I. The commission may require, as a condition of the financing order and in every circumstance subject to the limitations set forth in Subsection A of Section [7 of the Energy Transition Act] 62-18-7 NMSA 1978, that, during any period in which energy transition bonds issued pursuant to the financing order are outstanding, an assignee that is a non-utility affiliate and issues energy transition bonds shall provide in the affiliate's articles of incorporation, partnership agreement or operating agreement, as applicable, that in order for a person to file a voluntary bankruptcy petition on behalf of that assignee, the prior unanimous consent of the directors, partners, managers or members, as applicable, shall be required. Any such provision shall constitute a legal, valid and binding agreement of such shareholders, partners or members of the assignee and is enforceable against such shareholders, partners or members.
J. A financing order may require the qualifying utility to file with the commission a periodic report showing the receipt and disbursement of proceeds of energy transition bonds and any other documents necessary for the qualifying utility to implement the financing order. Upon issuance of the energy transition bonds, the qualifying utility shall file an advice notice with the commission, subject to review by the commission for errors and corrections, that identifies the actual energy transition charges to be included on customers' bills, effective fifteen days from the date the advice notice is filed.
K. A financing order may authorize the commission to review and audit the books and records of the qualifying utility and of an assignee that is a non-utility affiliate and issues energy transition bonds, relating to energy transition property and the receipt and disbursement of proceeds of energy transition bonds.
L. After review and approval by the department of finance and administration with regard to reasonableness of contracts for services, a financing order may authorize the commission to impose a fee on the qualifying utility to pay commission expenses for contract bond counsel accredited by a nationally recognized association of bond lawyers to provide advice and assistance to commission staff in reviewing an application for a financing order and the structure and marketing of the proposed energy transition bonds.
M. The provisions of this section shall not be construed to limit the authority of the commission to:
(1) investigate the practices of or to audit the books and records of a qualifying utility; [or]
(2) issue such further orders as may be necessary to effectuate the provisions of the Energy Transition Act; or
(3) exercise the commission's plenary jurisdiction over rates or limit a qualifying utility's recovery of reasonable costs."

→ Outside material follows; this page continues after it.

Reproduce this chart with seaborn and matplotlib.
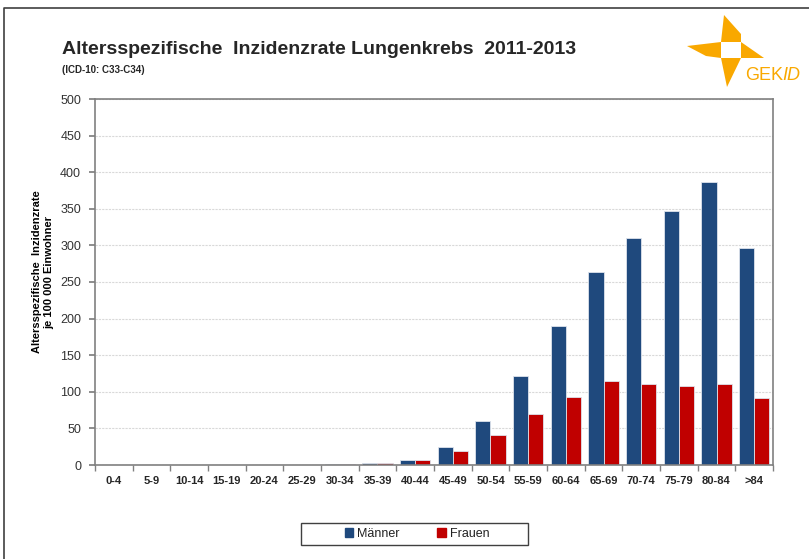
import pandas as pd
import matplotlib.pyplot as plt
import seaborn as sns
from matplotlib.patches import Polygon, Patch, Rectangle
from matplotlib.ticker import MultipleLocator, FixedLocator

# Data (je 100 000 Einwohner)
age_groups = ['0-4', '5-9', '10-14', '15-19', '20-24', '25-29', '30-34', '35-39', '40-44',
              '45-49', '50-54', '55-59', '60-64', '65-69', '70-74', '75-79', '80-84', '>84']
maenner = [0.5, 0.2, 0.3, 0.4, 0.4, 0.5, 0.9, 2.8, 7.4, 24, 60.5, 121, 189.5, 263, 310, 347, 386, 296]
frauen = [0.6, 0.1, 0.4, 0.4, 0.5, 0.6, 1.0, 2.6, 7.3, 19.5, 40.5, 70, 93, 115, 110, 108, 110, 91]

df = pd.DataFrame({
    'Altersgruppe': age_groups * 2,
    'Rate': maenner + frauen,
    'Geschlecht': ['Männer'] * len(age_groups) + ['Frauen'] * len(age_groups),
})
colors = {'Männer': '#1F497D', 'Frauen': '#C00000'}

sns.set_theme(style="white")
plt.rcParams['font.family'] = ['Liberation Sans', 'DejaVu Sans']

fig = plt.figure(figsize=(8.09, 5.59), dpi=100)
ax = fig.add_axes([95 / 809, 1 - 465 / 559, 678 / 809, 366 / 559])

sns.barplot(data=df, x='Altersgruppe', y='Rate', hue='Geschlecht', palette=colors,
            width=0.8, edgecolor='#dde3ec', linewidth=0.6, saturation=1, ax=ax)
ax.get_legend().remove()

ax.set_ylim(0, 500)
ax.set_xlim(-0.5, len(age_groups) - 0.5)
ax.yaxis.set_major_locator(MultipleLocator(50))
ax.grid(axis='y', color='#d9d9d9', linestyle=(0, (2, 1)), linewidth=0.8)
ax.set_axisbelow(True)
for s in ax.spines.values():
    s.set_color('#808080')
    s.set_linewidth(1.2)

ax.set_xlabel('')
ax.set_ylabel('Altersspezifische  Inzidenzrate\nje 100 000 Einwohner', fontsize=8,
              fontweight='bold', color='black', linespacing=1.3)
ax.yaxis.set_label_coords(-0.06, 0.527)
ax.tick_params(axis='y', labelsize=9, labelcolor='#333333', left=True, length=4,
               color='#808080', direction='out', pad=6)
ax.tick_params(axis='x', which='major', length=0, labelsize=8, pad=8)
for lbl in ax.get_xticklabels():
    lbl.set_fontweight('bold')
ax.xaxis.set_minor_locator(FixedLocator([i + 0.5 for i in range(-1, len(age_groups))]))
ax.tick_params(axis='x', which='minor', bottom=True, length=4, color='#808080', direction='out')

# Titles
fig.text(62 / 809, 1 - 50 / 559, 'Altersspezifische  Inzidenzrate Lungenkrebs  2011-2013',
         fontsize=14, fontweight='bold', va='center', ha='left')
fig.text(62 / 809, 1 - 70 / 559, '(ICD-10: C33-C34)', fontsize=7, fontweight='bold',
         va='center', ha='left')

# Legend (frame drawn separately so it can be wider than its entries)
handles = [Patch(facecolor=colors[k], edgecolor=colors[k]) for k in ['Männer', 'Frauen']]
leg = fig.legend(handles, ['Männer', 'Frauen'], loc='center', ncol=2,
                 bbox_to_anchor=(417 / 809, 1 - 534 / 559), fontsize=9, frameon=False,
                 handlelength=0.7, handleheight=0.7, handletextpad=0.3,
                 columnspacing=3.0, borderaxespad=0)
for t in leg.get_texts():
    t.set_color('#222222')

# Overlay for frame, legend box and logo (pixel coordinates)
ov = fig.add_axes([0, 0, 1, 1], zorder=-1)
ov.set_xlim(0, 809)
ov.set_ylim(559, 0)
ov.axis('off')
ov.plot([4, 4, 809], [559, 8, 8], color='#404040', linewidth=1.2)
ov.add_patch(Rectangle((301, 523), 227, 22, facecolor='white', edgecolor='#404040', linewidth=1))

orange = '#F9A800'
logo = [
    [(724, 15), (741, 34), (741, 42), (721, 42)],
    [(687, 46), (721, 42), (721, 58), (706, 56)],
    [(741, 42), (764, 58), (741, 58)],
    [(721, 58), (741, 58), (727, 87)],
]
for pts in logo:
    ov.add_patch(Polygon(pts, closed=True, facecolor=orange, edgecolor='none'))
ov.text(745, 75, 'GEK', color=orange, fontsize=13, va='center', ha='left')
ov.text(782.5, 75, 'ID', color=orange, fontsize=13, style='italic', va='center', ha='left')

fig.savefig('out.png', dpi=100)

SECTION 3. Section 62-18-8 NMSA 1978 (being Laws 2019, Chapter 65, Section 8) is amended to read:
"62-18-8. AGGRIEVED PARTIES--REQUEST FOR REHEARING-- JUDICIAL REVIEW.--
A. A financing order shall be issued as a separate order from any other order issued by the commission on a requested approval in the application proceeding and is a final order of the commission. A party aggrieved by the issuance of a financing order may apply to the commission for a rehearing in accordance with Section 62-10-16 NMSA 1978; provided that such application shall be due no later than [ten] thirty calendar days after issuance of the financing order. An application for rehearing shall be deemed denied if not acted upon by the commission within [ten] twenty calendar days after the filing of the application.
B. An aggrieved party may file a notice of appeal with the supreme court in accordance with Section 62-11-1 NMSA 1978; provided that such notice shall be due no later than [ten] thirty calendar days after denial of an application for rehearing or, if rehearing is not applied for, no later than [ten] thirty calendar days after issuance of the financing order. The supreme court shall proceed to hear and determine the appeal as expeditiously as practicable."